→ Stated task
Quote every line below exactly and skip any picture.

→ Excerpted records
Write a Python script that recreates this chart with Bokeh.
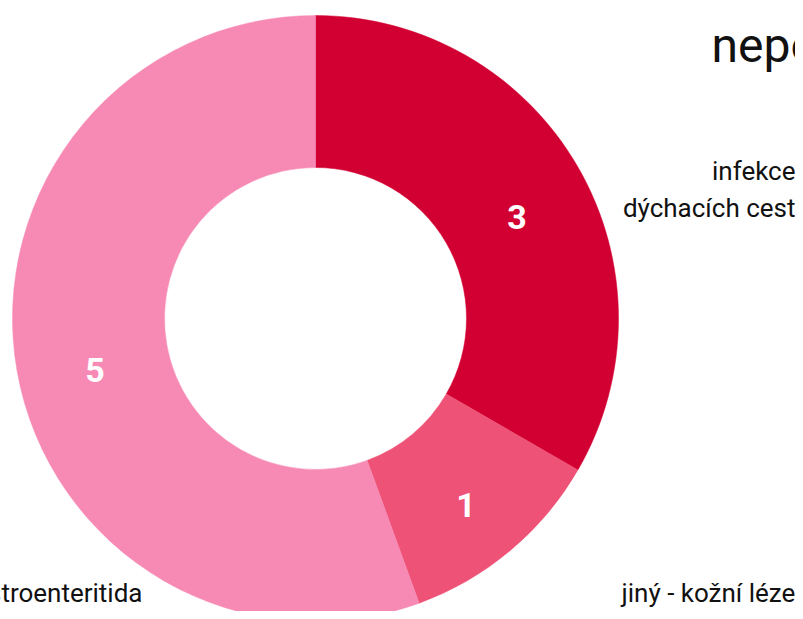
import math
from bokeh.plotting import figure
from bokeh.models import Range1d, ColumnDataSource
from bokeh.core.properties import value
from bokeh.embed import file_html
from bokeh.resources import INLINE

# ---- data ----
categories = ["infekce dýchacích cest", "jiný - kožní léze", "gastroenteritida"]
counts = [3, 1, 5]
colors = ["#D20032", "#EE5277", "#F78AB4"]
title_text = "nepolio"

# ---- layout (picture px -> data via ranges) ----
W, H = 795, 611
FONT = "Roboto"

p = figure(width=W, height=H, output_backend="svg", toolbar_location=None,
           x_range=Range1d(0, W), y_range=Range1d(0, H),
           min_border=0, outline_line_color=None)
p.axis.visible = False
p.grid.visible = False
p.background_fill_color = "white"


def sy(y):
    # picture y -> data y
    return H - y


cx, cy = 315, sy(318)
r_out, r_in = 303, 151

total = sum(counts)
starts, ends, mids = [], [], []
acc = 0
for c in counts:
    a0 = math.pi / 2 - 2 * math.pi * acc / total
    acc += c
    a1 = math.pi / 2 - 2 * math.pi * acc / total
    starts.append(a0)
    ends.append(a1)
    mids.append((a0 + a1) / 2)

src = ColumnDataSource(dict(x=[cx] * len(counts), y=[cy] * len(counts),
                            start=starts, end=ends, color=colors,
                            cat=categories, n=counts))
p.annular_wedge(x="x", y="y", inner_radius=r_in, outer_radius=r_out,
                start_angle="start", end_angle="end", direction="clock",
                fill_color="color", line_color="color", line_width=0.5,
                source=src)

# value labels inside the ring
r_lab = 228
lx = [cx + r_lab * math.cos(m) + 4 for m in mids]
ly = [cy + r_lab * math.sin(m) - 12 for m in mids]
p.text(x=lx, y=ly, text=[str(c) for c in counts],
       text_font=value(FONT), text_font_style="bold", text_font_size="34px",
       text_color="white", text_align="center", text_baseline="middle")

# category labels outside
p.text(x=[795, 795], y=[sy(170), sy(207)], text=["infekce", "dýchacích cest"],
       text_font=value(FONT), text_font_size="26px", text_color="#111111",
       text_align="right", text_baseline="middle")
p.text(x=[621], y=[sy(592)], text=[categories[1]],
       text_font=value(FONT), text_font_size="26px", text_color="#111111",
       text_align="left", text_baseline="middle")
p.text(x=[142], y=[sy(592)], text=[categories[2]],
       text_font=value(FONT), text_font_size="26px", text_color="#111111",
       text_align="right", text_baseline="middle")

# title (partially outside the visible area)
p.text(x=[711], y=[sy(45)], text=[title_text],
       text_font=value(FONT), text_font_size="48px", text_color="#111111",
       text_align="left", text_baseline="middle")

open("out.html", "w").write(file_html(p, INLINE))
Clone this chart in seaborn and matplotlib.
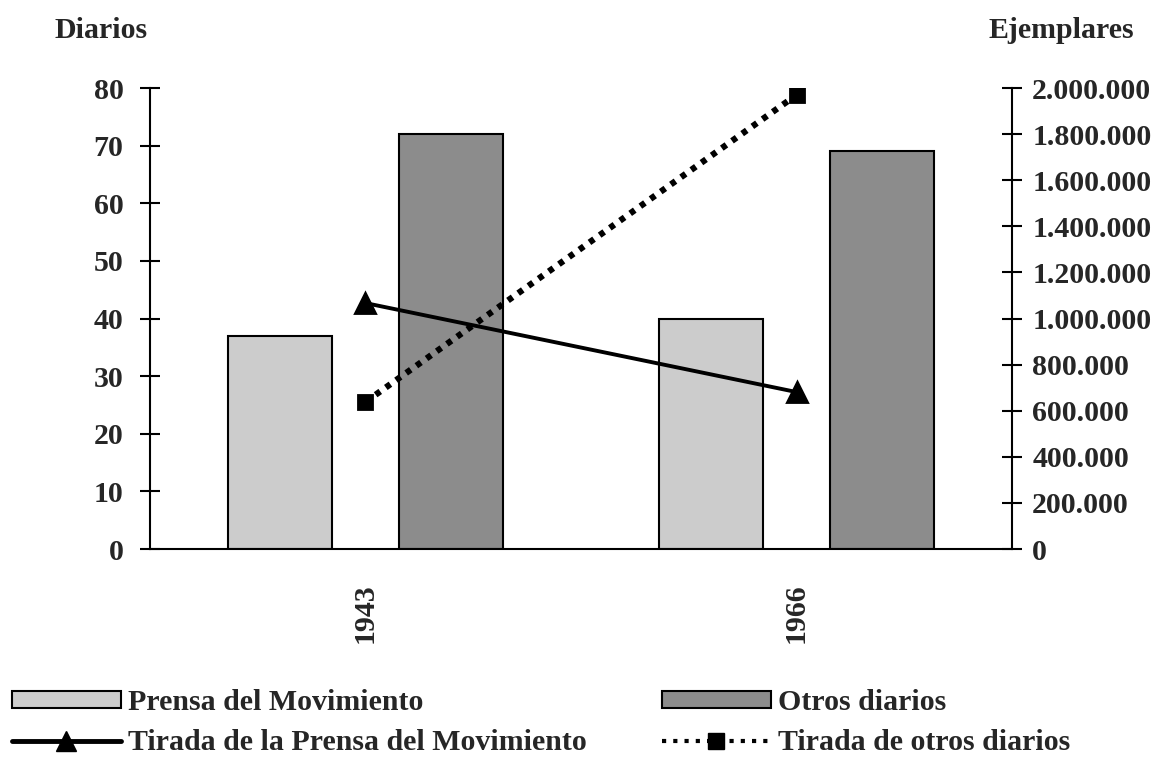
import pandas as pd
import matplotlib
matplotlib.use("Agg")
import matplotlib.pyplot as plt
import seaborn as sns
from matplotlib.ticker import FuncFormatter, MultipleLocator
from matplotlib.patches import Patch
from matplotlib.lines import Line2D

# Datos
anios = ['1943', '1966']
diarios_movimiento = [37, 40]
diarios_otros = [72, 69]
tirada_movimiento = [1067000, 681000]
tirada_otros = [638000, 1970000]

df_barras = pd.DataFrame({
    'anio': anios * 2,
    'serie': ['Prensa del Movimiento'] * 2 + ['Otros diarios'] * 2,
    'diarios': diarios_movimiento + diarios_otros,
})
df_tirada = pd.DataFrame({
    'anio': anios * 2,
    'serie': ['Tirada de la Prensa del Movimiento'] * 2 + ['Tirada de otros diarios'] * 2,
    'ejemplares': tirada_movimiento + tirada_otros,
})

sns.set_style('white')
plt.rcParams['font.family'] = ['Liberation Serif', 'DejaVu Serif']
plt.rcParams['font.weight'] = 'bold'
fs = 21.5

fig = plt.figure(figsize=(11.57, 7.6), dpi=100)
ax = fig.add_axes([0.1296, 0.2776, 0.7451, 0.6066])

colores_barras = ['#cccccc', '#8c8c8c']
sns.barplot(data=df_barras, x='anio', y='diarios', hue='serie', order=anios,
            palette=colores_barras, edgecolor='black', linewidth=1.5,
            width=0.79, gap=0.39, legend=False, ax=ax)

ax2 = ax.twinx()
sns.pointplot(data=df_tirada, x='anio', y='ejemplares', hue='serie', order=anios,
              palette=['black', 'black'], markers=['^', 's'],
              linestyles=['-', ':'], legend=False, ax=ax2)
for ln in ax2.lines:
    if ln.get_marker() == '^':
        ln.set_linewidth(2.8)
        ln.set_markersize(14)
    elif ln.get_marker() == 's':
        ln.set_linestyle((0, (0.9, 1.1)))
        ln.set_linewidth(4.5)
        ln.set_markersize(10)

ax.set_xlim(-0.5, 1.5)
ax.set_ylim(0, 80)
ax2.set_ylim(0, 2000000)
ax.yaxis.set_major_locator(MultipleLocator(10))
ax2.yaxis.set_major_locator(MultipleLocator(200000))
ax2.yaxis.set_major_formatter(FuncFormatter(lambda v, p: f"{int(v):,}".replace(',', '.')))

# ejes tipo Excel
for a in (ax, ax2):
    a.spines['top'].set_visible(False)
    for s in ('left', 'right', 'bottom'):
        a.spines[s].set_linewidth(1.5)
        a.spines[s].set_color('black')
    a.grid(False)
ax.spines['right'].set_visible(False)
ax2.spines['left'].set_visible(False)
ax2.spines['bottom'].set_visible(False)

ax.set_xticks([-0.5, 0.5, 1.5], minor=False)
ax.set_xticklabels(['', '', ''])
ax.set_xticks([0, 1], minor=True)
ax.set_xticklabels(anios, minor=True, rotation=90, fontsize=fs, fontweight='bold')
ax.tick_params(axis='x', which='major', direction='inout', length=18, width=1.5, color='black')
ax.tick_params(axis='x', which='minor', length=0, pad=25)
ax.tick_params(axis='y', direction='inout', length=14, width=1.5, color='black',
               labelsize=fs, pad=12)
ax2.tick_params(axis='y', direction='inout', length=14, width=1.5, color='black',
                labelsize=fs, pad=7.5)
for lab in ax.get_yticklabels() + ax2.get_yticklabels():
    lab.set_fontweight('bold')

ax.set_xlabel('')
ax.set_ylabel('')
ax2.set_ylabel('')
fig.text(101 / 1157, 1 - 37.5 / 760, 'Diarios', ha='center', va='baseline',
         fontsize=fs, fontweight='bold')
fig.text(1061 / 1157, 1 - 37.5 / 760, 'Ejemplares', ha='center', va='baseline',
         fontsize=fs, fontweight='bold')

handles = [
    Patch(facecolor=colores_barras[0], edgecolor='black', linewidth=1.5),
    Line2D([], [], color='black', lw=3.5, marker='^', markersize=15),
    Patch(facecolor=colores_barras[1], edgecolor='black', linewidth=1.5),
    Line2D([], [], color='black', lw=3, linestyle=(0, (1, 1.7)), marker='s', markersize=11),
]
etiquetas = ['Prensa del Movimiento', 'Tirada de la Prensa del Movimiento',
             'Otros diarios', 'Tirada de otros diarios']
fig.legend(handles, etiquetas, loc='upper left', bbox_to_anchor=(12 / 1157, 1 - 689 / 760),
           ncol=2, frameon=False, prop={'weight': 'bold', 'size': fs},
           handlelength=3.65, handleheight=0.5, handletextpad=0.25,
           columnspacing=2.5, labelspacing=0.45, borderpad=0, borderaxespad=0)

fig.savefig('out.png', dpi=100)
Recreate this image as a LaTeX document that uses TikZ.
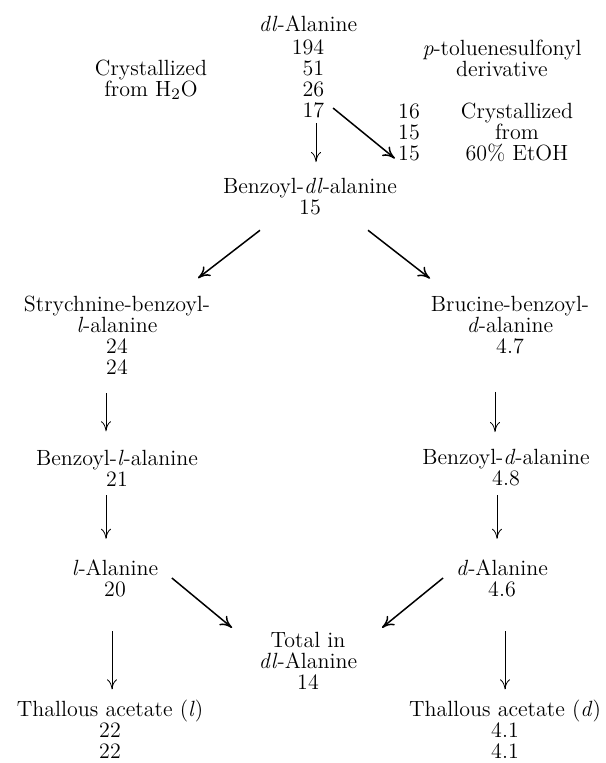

→ Completed task
Write a Python script that recreates this chart with Bokeh.
import math
from bokeh.plotting import figure
from bokeh.models import Range1d, ColumnDataSource
from bokeh.core.properties import value
from bokeh.embed import file_html
from bokeh.resources import INLINE

# ---- data ----
categories = ["infekce dýchacích cest", "jiný - kožní léze", "gastroenteritida"]
counts = [3, 1, 5]
colors = ["#D20032", "#EE5277", "#F78AB4"]
title_text = "nepolio"

# ---- layout (picture px -> data via ranges) ----
W, H = 795, 611
FONT = "Roboto"

p = figure(width=W, height=H, output_backend="svg", toolbar_location=None,
           x_range=Range1d(0, W), y_range=Range1d(0, H),
           min_border=0, outline_line_color=None)
p.axis.visible = False
p.grid.visible = False
p.background_fill_color = "white"


def sy(y):
    # picture y -> data y
    return H - y


cx, cy = 315, sy(318)
r_out, r_in = 303, 151

total = sum(counts)
starts, ends, mids = [], [], []
acc = 0
for c in counts:
    a0 = math.pi / 2 - 2 * math.pi * acc / total
    acc += c
    a1 = math.pi / 2 - 2 * math.pi * acc / total
    starts.append(a0)
    ends.append(a1)
    mids.append((a0 + a1) / 2)

src = ColumnDataSource(dict(x=[cx] * len(counts), y=[cy] * len(counts),
                            start=starts, end=ends, color=colors,
                            cat=categories, n=counts))
p.annular_wedge(x="x", y="y", inner_radius=r_in, outer_radius=r_out,
                start_angle="start", end_angle="end", direction="clock",
                fill_color="color", line_color="color", line_width=0.5,
                source=src)

# value labels inside the ring
r_lab = 228
lx = [cx + r_lab * math.cos(m) + 4 for m in mids]
ly = [cy + r_lab * math.sin(m) - 12 for m in mids]
p.text(x=lx, y=ly, text=[str(c) for c in counts],
       text_font=value(FONT), text_font_style="bold", text_font_size="34px",
       text_color="white", text_align="center", text_baseline="middle")

# category labels outside
p.text(x=[795, 795], y=[sy(170), sy(207)], text=["infekce", "dýchacích cest"],
       text_font=value(FONT), text_font_size="26px", text_color="#111111",
       text_align="right", text_baseline="middle")
p.text(x=[621], y=[sy(592)], text=[categories[1]],
       text_font=value(FONT), text_font_size="26px", text_color="#111111",
       text_align="left", text_baseline="middle")
p.text(x=[142], y=[sy(592)], text=[categories[2]],
       text_font=value(FONT), text_font_size="26px", text_color="#111111",
       text_align="right", text_baseline="middle")

# title (partially outside the visible area)
p.text(x=[711], y=[sy(45)], text=[title_text],
       text_font=value(FONT), text_font_size="48px", text_color="#111111",
       text_align="left", text_baseline="middle")

open("out.html", "w").write(file_html(p, INLINE))
Clone this chart in seaborn and matplotlib.
import pandas as pd
import matplotlib
matplotlib.use("Agg")
import matplotlib.pyplot as plt
import seaborn as sns
from matplotlib.ticker import FuncFormatter, MultipleLocator
from matplotlib.patches import Patch
from matplotlib.lines import Line2D

# Datos
anios = ['1943', '1966']
diarios_movimiento = [37, 40]
diarios_otros = [72, 69]
tirada_movimiento = [1067000, 681000]
tirada_otros = [638000, 1970000]

df_barras = pd.DataFrame({
    'anio': anios * 2,
    'serie': ['Prensa del Movimiento'] * 2 + ['Otros diarios'] * 2,
    'diarios': diarios_movimiento + diarios_otros,
})
df_tirada = pd.DataFrame({
    'anio': anios * 2,
    'serie': ['Tirada de la Prensa del Movimiento'] * 2 + ['Tirada de otros diarios'] * 2,
    'ejemplares': tirada_movimiento + tirada_otros,
})

sns.set_style('white')
plt.rcParams['font.family'] = ['Liberation Serif', 'DejaVu Serif']
plt.rcParams['font.weight'] = 'bold'
fs = 21.5

fig = plt.figure(figsize=(11.57, 7.6), dpi=100)
ax = fig.add_axes([0.1296, 0.2776, 0.7451, 0.6066])

colores_barras = ['#cccccc', '#8c8c8c']
sns.barplot(data=df_barras, x='anio', y='diarios', hue='serie', order=anios,
            palette=colores_barras, edgecolor='black', linewidth=1.5,
            width=0.79, gap=0.39, legend=False, ax=ax)

ax2 = ax.twinx()
sns.pointplot(data=df_tirada, x='anio', y='ejemplares', hue='serie', order=anios,
              palette=['black', 'black'], markers=['^', 's'],
              linestyles=['-', ':'], legend=False, ax=ax2)
for ln in ax2.lines:
    if ln.get_marker() == '^':
        ln.set_linewidth(2.8)
        ln.set_markersize(14)
    elif ln.get_marker() == 's':
        ln.set_linestyle((0, (0.9, 1.1)))
        ln.set_linewidth(4.5)
        ln.set_markersize(10)

ax.set_xlim(-0.5, 1.5)
ax.set_ylim(0, 80)
ax2.set_ylim(0, 2000000)
ax.yaxis.set_major_locator(MultipleLocator(10))
ax2.yaxis.set_major_locator(MultipleLocator(200000))
ax2.yaxis.set_major_formatter(FuncFormatter(lambda v, p: f"{int(v):,}".replace(',', '.')))

# ejes tipo Excel
for a in (ax, ax2):
    a.spines['top'].set_visible(False)
    for s in ('left', 'right', 'bottom'):
        a.spines[s].set_linewidth(1.5)
        a.spines[s].set_color('black')
    a.grid(False)
ax.spines['right'].set_visible(False)
ax2.spines['left'].set_visible(False)
ax2.spines['bottom'].set_visible(False)

ax.set_xticks([-0.5, 0.5, 1.5], minor=False)
ax.set_xticklabels(['', '', ''])
ax.set_xticks([0, 1], minor=True)
ax.set_xticklabels(anios, minor=True, rotation=90, fontsize=fs, fontweight='bold')
ax.tick_params(axis='x', which='major', direction='inout', length=18, width=1.5, color='black')
ax.tick_params(axis='x', which='minor', length=0, pad=25)
ax.tick_params(axis='y', direction='inout', length=14, width=1.5, color='black',
               labelsize=fs, pad=12)
ax2.tick_params(axis='y', direction='inout', length=14, width=1.5, color='black',
                labelsize=fs, pad=7.5)
for lab in ax.get_yticklabels() + ax2.get_yticklabels():
    lab.set_fontweight('bold')

ax.set_xlabel('')
ax.set_ylabel('')
ax2.set_ylabel('')
fig.text(101 / 1157, 1 - 37.5 / 760, 'Diarios', ha='center', va='baseline',
         fontsize=fs, fontweight='bold')
fig.text(1061 / 1157, 1 - 37.5 / 760, 'Ejemplares', ha='center', va='baseline',
         fontsize=fs, fontweight='bold')

handles = [
    Patch(facecolor=colores_barras[0], edgecolor='black', linewidth=1.5),
    Line2D([], [], color='black', lw=3.5, marker='^', markersize=15),
    Patch(facecolor=colores_barras[1], edgecolor='black', linewidth=1.5),
    Line2D([], [], color='black', lw=3, linestyle=(0, (1, 1.7)), marker='s', markersize=11),
]
etiquetas = ['Prensa del Movimiento', 'Tirada de la Prensa del Movimiento',
             'Otros diarios', 'Tirada de otros diarios']
fig.legend(handles, etiquetas, loc='upper left', bbox_to_anchor=(12 / 1157, 1 - 689 / 760),
           ncol=2, frameon=False, prop={'weight': 'bold', 'size': fs},
           handlelength=3.65, handleheight=0.5, handletextpad=0.25,
           columnspacing=2.5, labelspacing=0.45, borderpad=0, borderaxespad=0)

fig.savefig('out.png', dpi=100)
Recreate this image as a LaTeX document that uses TikZ.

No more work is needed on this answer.